- Film poster
- Spanish: Fangio: El hombre que domaba las máquinas
- Directed by: Francisco Macri;
- Starring: Fernando Alonso; Jackie Stewart; Mika Häkkinen;
- Production companies: Cinema 7 Films; Fox Sports; Netflix;
- Distributed by: Netflix
- Release date: March 20, 2020;
- Running time: 92 minutes
- Country: Argentina
- Languages: Spanish; English; Italian; German;

= A Life of Speed: The Juan Manuel Fangio Story =

2020 documentary film

A Life of Speed: The Juan Manuel Fangio Story (Fangio: El hombre que domaba las máquinas) is a 2020 documentary film directed by Francisco Macri and starring Fernando Alonso, Jackie Stewart and Mika Häkkinen.

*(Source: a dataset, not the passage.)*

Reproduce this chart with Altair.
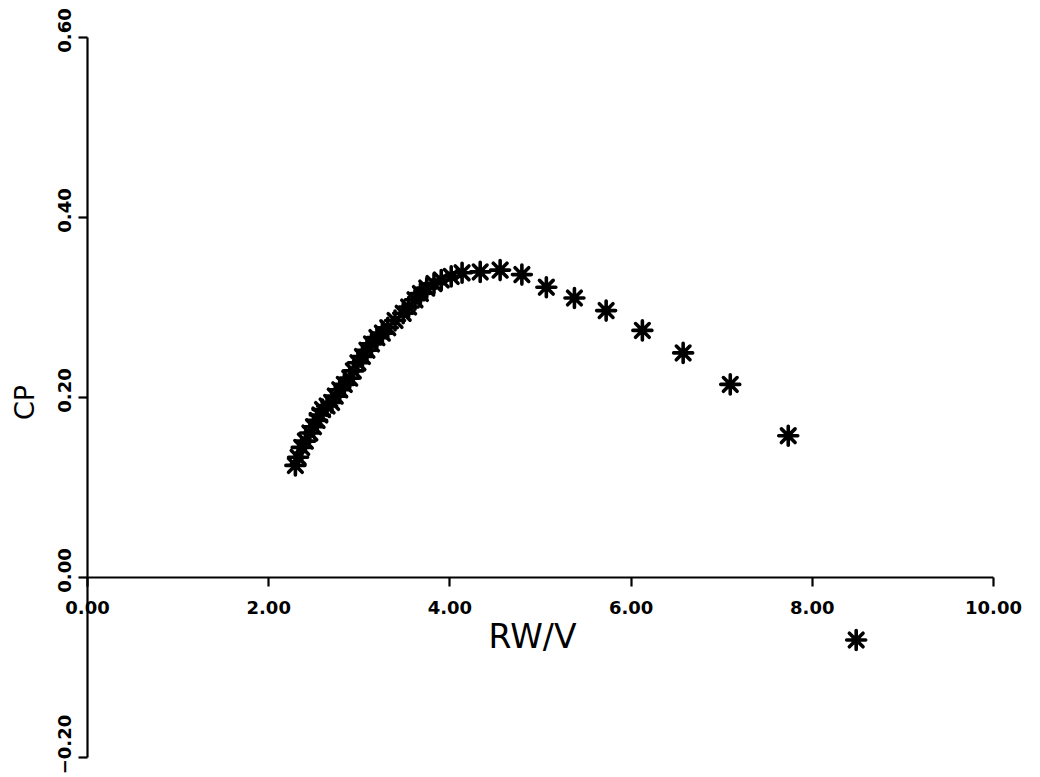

The premise revolves around Juan Manuel Fangio in the 1950s, and how he won five championships driving for four different carmakers in the F1 circuit.

== Cast ==
- Fernando Alonso
- Jackie Stewart
- Mika Häkkinen
- Alain Prost
- Juan Manuel Fangio
- Toto Wolff
- Carlos Reutemann
- Nico Rosberg
- Hans Herrmann
- Horacio Pagani
- Andrew Bell

==Release==
A Life of Speed: The Juan Manuel Fangio Story was released on March 20, 2020, on Netflix.